» **Task instructions**: Among the entries that follow, locate the line with "Output the Python" and the line with "group_3 = [81, 12, 1, 1, 5]". Output those lines and all lines in between, exactly, minus the pictures.

» **Supplied data**:
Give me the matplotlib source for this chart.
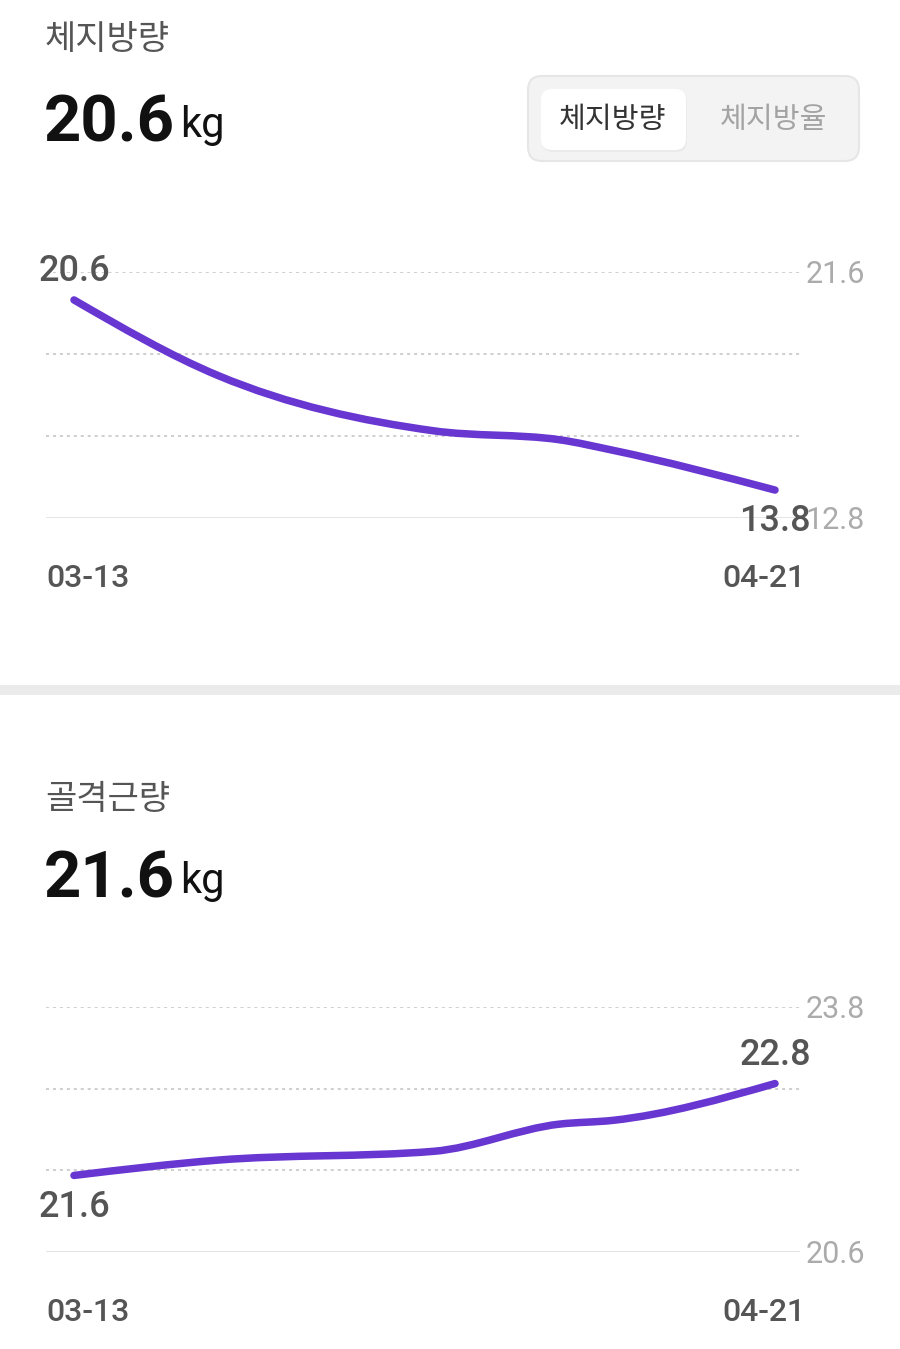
import numpy as np
import matplotlib
matplotlib.use('Agg')
import matplotlib.pyplot as plt
from matplotlib.path import Path
from matplotlib.patches import PathPatch, FancyBboxPatch, Rectangle

plt.rcParams['font.family'] = ['Roboto', 'Noto Sans CJK KR', 'DejaVu Sans']
plt.rcParams['lines.scale_dashes'] = False

W, H = 900, 1349

DATES = np.array(['2024-03-13', '2024-03-21', '2024-04-02', '2024-04-09',
                  '2024-04-12', '2024-04-21'], dtype='datetime64[D]')
DATE_LABELS = ['03-13', '04-21']
FAT_MASS = [20.6, 17.9, 15.92, 15.6, 15.22, 13.8]
FAT_RANGE = [12.8, 21.6]
MUSCLE_MASS = [21.6, 21.8, 21.915, 22.27, 22.32, 22.8]
MUSCLE_RANGE = [20.6, 23.8]
TABS = ['체지방량', '체지방율']

PURPLE = '#6836d0'
GRAY_TXT = '#555555'
LIGHT_TXT = '#ababab'


def fig_rect(x0, y0, x1, y1):
    """pixel box (top-left origin) -> figure fraction rect"""
    return [x0 / W, 1 - y1 / H, (x1 - x0) / W, (y1 - y0) / H]


def monotone_path(x, y):
    """Bezier path through the points with monotone (d3 style) tangents."""
    x = np.asarray(x, float)
    y = np.asarray(y, float)
    n = len(x)
    h = np.diff(x)
    d = np.diff(y) / h
    m = np.zeros(n)
    for i in range(1, n - 1):
        if d[i - 1] * d[i] <= 0:
            continue
        p = (d[i - 1] * h[i] + d[i] * h[i - 1]) / (h[i - 1] + h[i])
        m[i] = np.sign(d[i]) * 2 * min(abs(d[i - 1]), abs(d[i]), 0.5 * abs(p))
    m[0] = (3 * d[0] - m[1]) / 2
    m[-1] = (3 * d[-1] - m[-2]) / 2
    verts = [(x[0], y[0])]
    codes = [Path.MOVETO]
    for i in range(n - 1):
        dx = h[i] / 3
        verts += [(x[i] + dx, y[i] + m[i] * dx),
                  (x[i + 1] - dx, y[i + 1] - m[i + 1] * dx),
                  (x[i + 1], y[i + 1])]
        codes += [Path.CURVE4] * 3
    return Path(verts, codes)


def draw_header(bg, renderer, title, value, y_title, y_base):
    bg.text(45, y_title, title, fontsize=24.5, color=GRAY_TXT,
            ha='left', va='center')
    t = bg.text(44, y_base, f'{value:.1f}', fontsize=47, fontweight='bold',
                color='#111111', ha='left', va='baseline')
    x_end = t.get_window_extent(renderer).x1
    bg.text(x_end + 5, y_base - 5, 'kg', fontsize=30, color='#111111',
            ha='left', va='baseline')


def draw_chart(fig, top, bottom, values, yrange):
    ax = fig.add_axes(fig_rect(46, top, 800, bottom))
    days = (DATES - DATES[0]).astype(int)
    k = (775 - 74) / days[-1]
    ax.set_xlim(days[0] - 28 / k, days[-1] + 25 / k)
    ax.set_ylim(*yrange)
    ax.axis('off')

    levels = np.linspace(yrange[0], yrange[1], 4)
    for lv in levels[1:]:
        ax.axhline(lv, color='#cfcfcf', lw=1.4, dashes=(2.2, 2.8), zorder=1)
    ax.axhline(levels[0], color='#dcdcdc', lw=1.8, zorder=1)

    line = PathPatch(monotone_path(days, values), fill=False, ec=PURPLE, lw=5.4,
                     capstyle='round', joinstyle='round', zorder=3, clip_on=False)
    ax.add_patch(line)

    # axis end labels on the right
    for lv in (yrange[0], yrange[1]):
        ax.annotate(f'{lv:.1f}', xy=(1, lv), xycoords=('axes fraction', 'data'),
                    xytext=(4, -1.5), textcoords='offset points', ha='left',
                    va='center', fontsize=22, color=LIGHT_TXT, zorder=2)

    # first / last value labels
    hi = max(values[0], values[-1])
    for i in (0, -1):
        off = 20.5 if values[i] == hi else -23
        ax.annotate(f'{values[i]:.1f}', xy=(days[i], values[i]), xytext=(0, off),
                    textcoords='offset points', ha='center', va='center',
                    fontsize=26, fontweight='medium', color=GRAY_TXT, zorder=4)

    ax.annotate(DATE_LABELS[0], xy=(0, 0), xycoords='axes fraction', xytext=(0, -43.5),
                textcoords='offset points', ha='left', va='center',
                fontsize=23, fontweight='medium', color=GRAY_TXT)
    ax.annotate(DATE_LABELS[1], xy=(1, 0), xycoords='axes fraction', xytext=(4, -43.5),
                textcoords='offset points', ha='right', va='center',
                fontsize=23, fontweight='medium', color=GRAY_TXT)
    return ax


fig = plt.figure(figsize=(W / 100, H / 100), dpi=100)
fig.patch.set_facecolor('white')
renderer = fig.canvas.get_renderer()

bg = fig.add_axes([0, 0, 1, 1])
bg.set_xlim(0, W)
bg.set_ylim(H, 0)
bg.axis('off')

# segmented control
bg.add_patch(FancyBboxPatch((528, 76), 331, 85, boxstyle='round,pad=0,rounding_size=14',
                            fc='#f3f3f3', ec='#e6e6e6', lw=1.5))
bg.add_patch(FancyBboxPatch((542, 91), 145, 61, boxstyle='round,pad=0,rounding_size=11',
                            fc='#e4e4e4', ec='none', alpha=0.6))
bg.add_patch(FancyBboxPatch((541, 89), 145, 61, boxstyle='round,pad=0,rounding_size=11',
                            fc='white', ec='none'))
bg.text(613, 120, TABS[0], fontsize=21, fontweight='medium', color='#333333',
        ha='center', va='center')
bg.text(774, 120, TABS[1], fontsize=21, fontweight='medium', color='#a3a3a3',
        ha='center', va='center')

# separator band
bg.add_patch(Rectangle((0, 685), W, 10, fc='#ebebeb', ec='none'))

draw_header(bg, renderer, '체지방량', FAT_MASS[0], 40, 142)
draw_header(bg, renderer, '골격근량', MUSCLE_MASS[0], 800, 898)

draw_chart(fig, 272, 518, FAT_MASS, FAT_RANGE)
draw_chart(fig, 1007, 1252, MUSCLE_MASS, MUSCLE_RANGE)

fig.savefig('out.png', dpi=100)
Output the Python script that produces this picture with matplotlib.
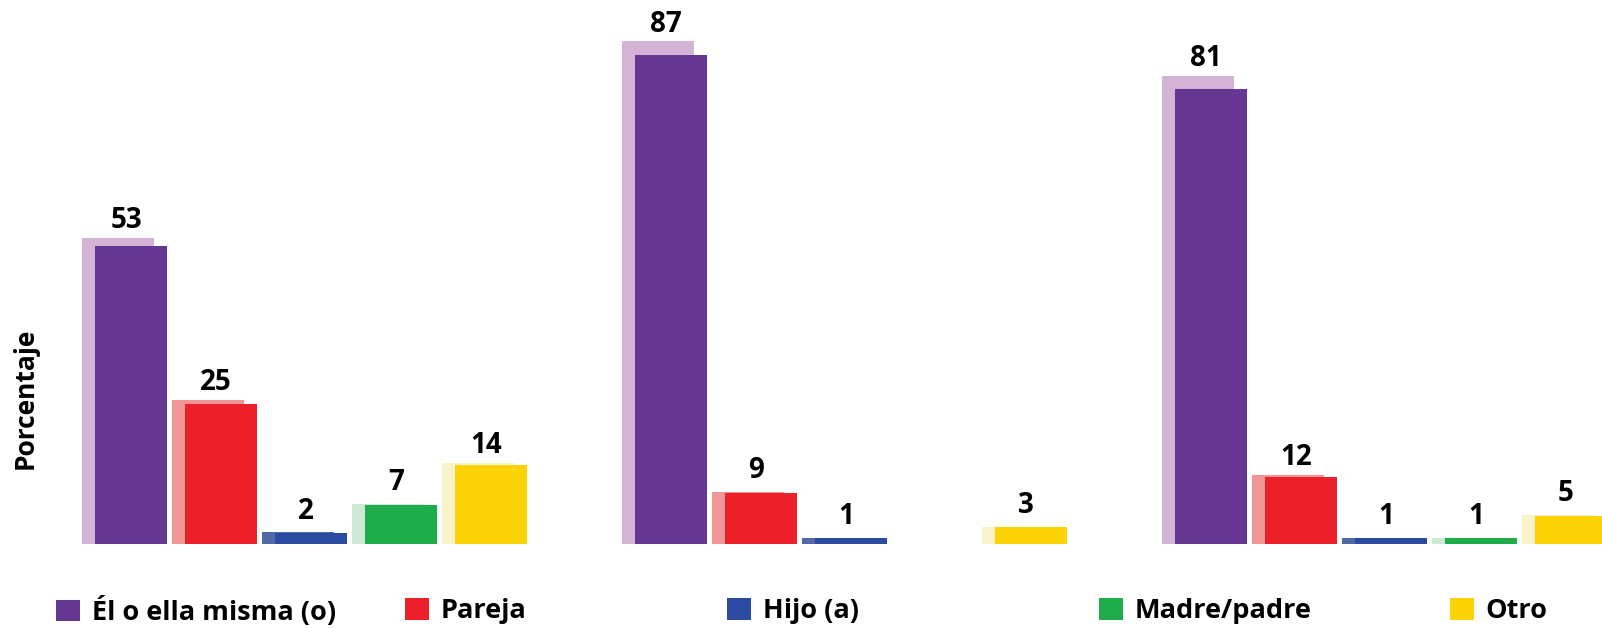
import matplotlib
matplotlib.use("Agg")
import matplotlib.pyplot as plt
from matplotlib.patches import Patch
from matplotlib import font_manager
import numpy as np

# --- Data ---
categories = ["Él o ella misma (o)", "Pareja", "Hijo (a)", "Madre/padre", "Otro"]
group_1 = [53, 25, 2, 7, 14]
group_2 = [87, 9, 1, 0, 3]
group_3 = [81, 12, 1, 1, 5]

# --- Styles ---
colors = ["#663792", "#EC2028", "#2B4BA0", "#1FAC4B", "#FCD405"]
shadow_colors = ["#D3B4D7", "#F29596", "#5068A8", "#CDE8D5", "#F8F3C9"]

available = {f.name for f in font_manager.fontManager.ttflist}
family = [f for f in ["Liberation Sans Narrow", "Open Sans", "DejaVu Sans"] if f in available]
plt.rcParams["font.family"] = family
plt.rcParams["font.weight"] = "bold"

W, H = 1602, 628
fig = plt.figure(figsize=(W / 100, H / 100), dpi=100)

# axes placement in pixels: slot of 90 px, first bar centred at 131 px, baseline 84 px from bottom
slot_px = 90.0
first_px = 131.0
base_px = 84.0
unit_px = 5.62
ax = fig.add_axes([0, base_px / H, 1, (H - base_px) / H])
ax.set_xlim(-first_px / slot_px, (W - first_px) / slot_px)
ax.set_ylim(0, (H - base_px) / unit_px)
ax.axis("off")

groups = [group_1, group_2, group_3]
bar_w = 0.8
shadow_dx = -13 / slot_px

for g, vals in enumerate(groups):
    x = g * 6 + np.arange(len(vals))
    vals = np.array(vals, dtype=float)
    # pale back copy, a little taller and shifted left
    ax.bar(x + shadow_dx, vals * 1.028, width=bar_w, color=shadow_colors, zorder=1, clip_on=False)
    ax.bar(x, vals, width=bar_w, color=colors, zorder=2)
    for xi, v in zip(x, vals):
        if v > 0:
            ax.annotate(f"{v:.0f}", (xi - 5 / slot_px, v * 1.028), xytext=(0, 2 + (3 if v < 10 else 0)),
                        textcoords="offset points", ha="center", va="bottom",
                        fontsize=20, fontweight="bold", color="black")

fig.text(25 / W, 1 - 398 / H, "Porcentaje", rotation=90, ha="center", va="center",
         fontsize=19, fontweight="bold")

# legend entries, spread along the bottom
legend_x_px = [56, 405, 727, 1099, 1450]
for name, c, lx in zip(categories, colors, legend_x_px):
    fig.legend(handles=[Patch(facecolor=c, edgecolor="none")], labels=[name],
               loc="center left", bbox_to_anchor=(lx / W, 1 - 611 / H),
               frameon=False, handlelength=0.88, handleheight=0.85,
               handletextpad=0.44, borderpad=0, borderaxespad=0,
               prop={"weight": "bold", "size": 19.5})

fig.savefig("out.png", dpi=100)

» **Exercise answer**:
Output the Python script that produces this picture with matplotlib.
import matplotlib
matplotlib.use("Agg")
import matplotlib.pyplot as plt
from matplotlib.patches import Patch
from matplotlib import font_manager
import numpy as np

# --- Data ---
categories = ["Él o ella misma (o)", "Pareja", "Hijo (a)", "Madre/padre", "Otro"]
group_1 = [53, 25, 2, 7, 14]
group_2 = [87, 9, 1, 0, 3]
group_3 = [81, 12, 1, 1, 5]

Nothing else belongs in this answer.